> PROBLEM TO SOLVE:
The data below should be printed in full, exactly, and without any of its images.

[start]

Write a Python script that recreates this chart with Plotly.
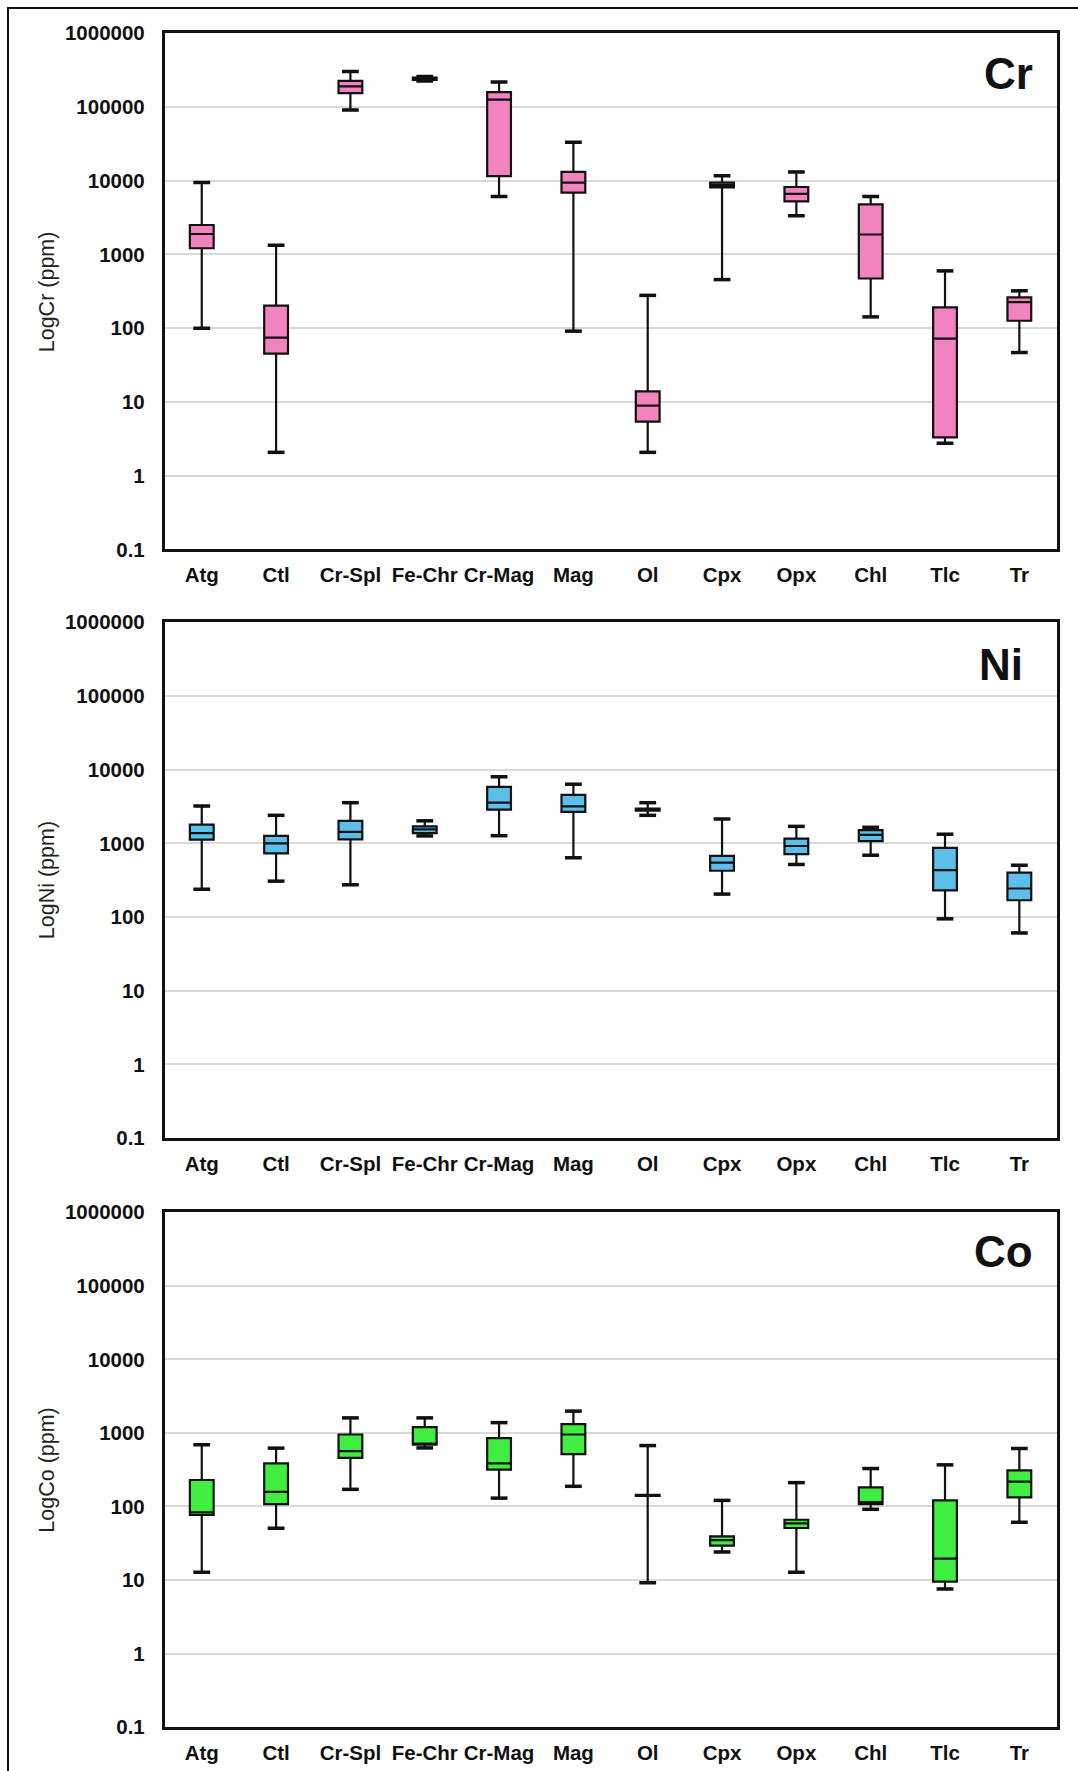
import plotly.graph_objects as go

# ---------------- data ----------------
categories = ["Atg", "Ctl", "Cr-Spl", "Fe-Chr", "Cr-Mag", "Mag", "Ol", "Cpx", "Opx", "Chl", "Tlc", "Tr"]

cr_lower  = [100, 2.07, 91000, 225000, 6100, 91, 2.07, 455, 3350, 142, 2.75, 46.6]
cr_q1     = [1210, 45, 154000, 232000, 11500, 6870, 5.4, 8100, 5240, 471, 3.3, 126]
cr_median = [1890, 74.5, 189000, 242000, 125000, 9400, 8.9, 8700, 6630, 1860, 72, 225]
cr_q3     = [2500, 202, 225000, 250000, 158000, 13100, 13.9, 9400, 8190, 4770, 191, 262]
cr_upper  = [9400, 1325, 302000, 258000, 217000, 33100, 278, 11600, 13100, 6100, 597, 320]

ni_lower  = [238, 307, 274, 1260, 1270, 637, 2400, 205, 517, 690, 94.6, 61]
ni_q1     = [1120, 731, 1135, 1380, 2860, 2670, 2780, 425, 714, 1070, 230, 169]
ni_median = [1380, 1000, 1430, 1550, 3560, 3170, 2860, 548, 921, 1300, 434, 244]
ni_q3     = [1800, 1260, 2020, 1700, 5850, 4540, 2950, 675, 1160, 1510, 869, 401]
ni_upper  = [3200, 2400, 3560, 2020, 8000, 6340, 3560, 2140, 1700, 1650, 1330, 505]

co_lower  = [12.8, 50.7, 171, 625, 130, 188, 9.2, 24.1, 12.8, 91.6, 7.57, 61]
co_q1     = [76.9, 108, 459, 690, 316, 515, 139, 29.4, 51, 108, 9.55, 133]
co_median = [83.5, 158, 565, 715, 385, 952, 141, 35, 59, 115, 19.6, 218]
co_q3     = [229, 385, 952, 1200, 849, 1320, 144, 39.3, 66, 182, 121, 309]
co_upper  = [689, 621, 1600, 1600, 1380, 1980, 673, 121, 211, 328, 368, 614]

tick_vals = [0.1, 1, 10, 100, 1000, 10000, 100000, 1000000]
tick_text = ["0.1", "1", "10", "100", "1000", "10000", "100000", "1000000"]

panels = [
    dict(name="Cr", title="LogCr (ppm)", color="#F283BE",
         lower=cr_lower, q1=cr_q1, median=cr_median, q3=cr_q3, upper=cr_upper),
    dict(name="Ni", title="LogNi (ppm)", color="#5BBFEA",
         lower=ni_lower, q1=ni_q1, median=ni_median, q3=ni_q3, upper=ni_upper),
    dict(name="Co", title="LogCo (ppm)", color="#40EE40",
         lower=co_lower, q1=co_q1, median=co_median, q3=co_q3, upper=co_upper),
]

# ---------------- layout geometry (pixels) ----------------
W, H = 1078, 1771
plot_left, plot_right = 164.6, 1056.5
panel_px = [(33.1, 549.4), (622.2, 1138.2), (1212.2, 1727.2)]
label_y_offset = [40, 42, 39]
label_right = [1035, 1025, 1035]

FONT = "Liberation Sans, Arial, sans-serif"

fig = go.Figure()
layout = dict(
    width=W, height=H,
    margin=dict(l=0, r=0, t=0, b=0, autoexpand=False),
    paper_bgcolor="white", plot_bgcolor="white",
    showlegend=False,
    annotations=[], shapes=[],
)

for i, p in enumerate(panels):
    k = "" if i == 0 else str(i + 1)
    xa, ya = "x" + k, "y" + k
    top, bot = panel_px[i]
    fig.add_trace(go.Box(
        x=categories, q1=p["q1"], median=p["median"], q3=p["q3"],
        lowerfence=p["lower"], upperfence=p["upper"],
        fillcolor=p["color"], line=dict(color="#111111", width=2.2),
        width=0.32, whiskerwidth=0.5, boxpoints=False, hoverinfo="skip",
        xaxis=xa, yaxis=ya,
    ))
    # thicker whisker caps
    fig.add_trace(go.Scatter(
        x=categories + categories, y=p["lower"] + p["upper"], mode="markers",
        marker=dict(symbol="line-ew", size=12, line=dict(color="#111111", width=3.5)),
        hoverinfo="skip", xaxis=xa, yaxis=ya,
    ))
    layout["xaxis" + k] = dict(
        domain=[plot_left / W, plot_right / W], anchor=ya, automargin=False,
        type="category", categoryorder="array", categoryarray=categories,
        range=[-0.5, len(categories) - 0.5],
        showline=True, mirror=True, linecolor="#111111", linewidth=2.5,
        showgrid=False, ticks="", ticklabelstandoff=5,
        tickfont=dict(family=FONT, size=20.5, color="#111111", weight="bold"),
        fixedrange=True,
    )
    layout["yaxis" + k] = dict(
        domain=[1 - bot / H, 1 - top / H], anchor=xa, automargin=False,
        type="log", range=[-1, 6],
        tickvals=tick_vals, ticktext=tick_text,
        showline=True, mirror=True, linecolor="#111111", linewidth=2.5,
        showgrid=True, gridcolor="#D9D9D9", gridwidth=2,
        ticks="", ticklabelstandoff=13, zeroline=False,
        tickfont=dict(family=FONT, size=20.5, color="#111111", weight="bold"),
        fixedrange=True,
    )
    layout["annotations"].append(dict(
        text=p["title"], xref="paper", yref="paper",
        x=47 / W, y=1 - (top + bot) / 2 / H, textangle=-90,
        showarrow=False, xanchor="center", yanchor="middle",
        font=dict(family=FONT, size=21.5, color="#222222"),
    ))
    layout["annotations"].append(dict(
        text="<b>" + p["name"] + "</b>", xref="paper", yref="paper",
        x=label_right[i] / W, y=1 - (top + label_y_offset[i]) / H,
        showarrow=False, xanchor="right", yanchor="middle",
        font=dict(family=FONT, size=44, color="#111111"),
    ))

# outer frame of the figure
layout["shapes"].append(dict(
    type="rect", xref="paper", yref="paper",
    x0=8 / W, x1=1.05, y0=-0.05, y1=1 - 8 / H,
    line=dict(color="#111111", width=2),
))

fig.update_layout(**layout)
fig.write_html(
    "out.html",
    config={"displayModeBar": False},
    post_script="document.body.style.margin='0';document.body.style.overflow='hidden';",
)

[end]

> SOLVED PROBLEM:
Write a Python script that recreates this chart with Plotly.
import plotly.graph_objects as go

# ---------------- data ----------------
categories = ["Atg", "Ctl", "Cr-Spl", "Fe-Chr", "Cr-Mag", "Mag", "Ol", "Cpx", "Opx", "Chl", "Tlc", "Tr"]

cr_lower  = [100, 2.07, 91000, 225000, 6100, 91, 2.07, 455, 3350, 142, 2.75, 46.6]
cr_q1     = [1210, 45, 154000, 232000, 11500, 6870, 5.4, 8100, 5240, 471, 3.3, 126]
cr_median = [1890, 74.5, 189000, 242000, 125000, 9400, 8.9, 8700, 6630, 1860, 72, 225]
cr_q3     = [2500, 202, 225000, 250000, 158000, 13100, 13.9, 9400, 8190, 4770, 191, 262]
cr_upper  = [9400, 1325, 302000, 258000, 217000, 33100, 278, 11600, 13100, 6100, 597, 320]

ni_lower  = [238, 307, 274, 1260, 1270, 637, 2400, 205, 517, 690, 94.6, 61]
ni_q1     = [1120, 731, 1135, 1380, 2860, 2670, 2780, 425, 714, 1070, 230, 169]
ni_median = [1380, 1000, 1430, 1550, 3560, 3170, 2860, 548, 921, 1300, 434, 244]
ni_q3     = [1800, 1260, 2020, 1700, 5850, 4540, 2950, 675, 1160, 1510, 869, 401]
ni_upper  = [3200, 2400, 3560, 2020, 8000, 6340, 3560, 2140, 1700, 1650, 1330, 505]

co_lower  = [12.8, 50.7, 171, 625, 130, 188, 9.2, 24.1, 12.8, 91.6, 7.57, 61]
co_q1     = [76.9, 108, 459, 690, 316, 515, 139, 29.4, 51, 108, 9.55, 133]
co_median = [83.5, 158, 565, 715, 385, 952, 141, 35, 59, 115, 19.6, 218]
co_q3     = [229, 385, 952, 1200, 849, 1320, 144, 39.3, 66, 182, 121, 309]
co_upper  = [689, 621, 1600, 1600, 1380, 1980, 673, 121, 211, 328, 368, 614]

tick_vals = [0.1, 1, 10, 100, 1000, 10000, 100000, 1000000]
tick_text = ["0.1", "1", "10", "100", "1000", "10000", "100000", "1000000"]

panels = [
    dict(name="Cr", title="LogCr (ppm)", color="#F283BE",
         lower=cr_lower, q1=cr_q1, median=cr_median, q3=cr_q3, upper=cr_upper),
    dict(name="Ni", title="LogNi (ppm)", color="#5BBFEA",
         lower=ni_lower, q1=ni_q1, median=ni_median, q3=ni_q3, upper=ni_upper),
    dict(name="Co", title="LogCo (ppm)", color="#40EE40",
         lower=co_lower, q1=co_q1, median=co_median, q3=co_q3, upper=co_upper),
]

# ---------------- layout geometry (pixels) ----------------
W, H = 1078, 1771
plot_left, plot_right = 164.6, 1056.5
panel_px = [(33.1, 549.4), (622.2, 1138.2), (1212.2, 1727.2)]
label_y_offset = [40, 42, 39]
label_right = [1035, 1025, 1035]

FONT = "Liberation Sans, Arial, sans-serif"

fig = go.Figure()
layout = dict(
    width=W, height=H,
    margin=dict(l=0, r=0, t=0, b=0, autoexpand=False),
    paper_bgcolor="white", plot_bgcolor="white",
    showlegend=False,
    annotations=[], shapes=[],
)

for i, p in enumerate(panels):
    k = "" if i == 0 else str(i + 1)
    xa, ya = "x" + k, "y" + k
    top, bot = panel_px[i]
    fig.add_trace(go.Box(
        x=categories, q1=p["q1"], median=p["median"], q3=p["q3"],
        lowerfence=p["lower"], upperfence=p["upper"],
        fillcolor=p["color"], line=dict(color="#111111", width=2.2),
        width=0.32, whiskerwidth=0.5, boxpoints=False, hoverinfo="skip",
        xaxis=xa, yaxis=ya,
    ))
    # thicker whisker caps
    fig.add_trace(go.Scatter(
        x=categories + categories, y=p["lower"] + p["upper"], mode="markers",
        marker=dict(symbol="line-ew", size=12, line=dict(color="#111111", width=3.5)),
        hoverinfo="skip", xaxis=xa, yaxis=ya,
    ))
    layout["xaxis" + k] = dict(
        domain=[plot_left / W, plot_right / W], anchor=ya, automargin=False,
        type="category", categoryorder="array", categoryarray=categories,
        range=[-0.5, len(categories) - 0.5],
        showline=True, mirror=True, linecolor="#111111", linewidth=2.5,
        showgrid=False, ticks="", ticklabelstandoff=5,
        tickfont=dict(family=FONT, size=20.5, color="#111111", weight="bold"),
        fixedrange=True,
    )
    layout["yaxis" + k] = dict(
        domain=[1 - bot / H, 1 - top / H], anchor=xa, automargin=False,
        type="log", range=[-1, 6],
        tickvals=tick_vals, ticktext=tick_text,
        showline=True, mirror=True, linecolor="#111111", linewidth=2.5,
        showgrid=True, gridcolor="#D9D9D9", gridwidth=2,
        ticks="", ticklabelstandoff=13, zeroline=False,
        tickfont=dict(family=FONT, size=20.5, color="#111111", weight="bold"),
        fixedrange=True,
    )
    layout["annotations"].append(dict(
        text=p["title"], xref="paper", yref="paper",
        x=47 / W, y=1 - (top + bot) / 2 / H, textangle=-90,
        showarrow=False, xanchor="center", yanchor="middle",
        font=dict(family=FONT, size=21.5, color="#222222"),
    ))
    layout["annotations"].append(dict(
        text="<b>" + p["name"] + "</b>", xref="paper", yref="paper",
        x=label_right[i] / W, y=1 - (top + label_y_offset[i]) / H,
        showarrow=False, xanchor="right", yanchor="middle",
        font=dict(family=FONT, size=44, color="#111111"),
    ))

# outer frame of the figure
layout["shapes"].append(dict(
    type="rect", xref="paper", yref="paper",
    x0=8 / W, x1=1.05, y0=-0.05, y1=1 - 8 / H,
    line=dict(color="#111111", width=2),
))

fig.update_layout(**layout)
fig.write_html(
    "out.html",
    config={"displayModeBar": False},
    post_script="document.body.style.margin='0';document.body.style.overflow='hidden';",
)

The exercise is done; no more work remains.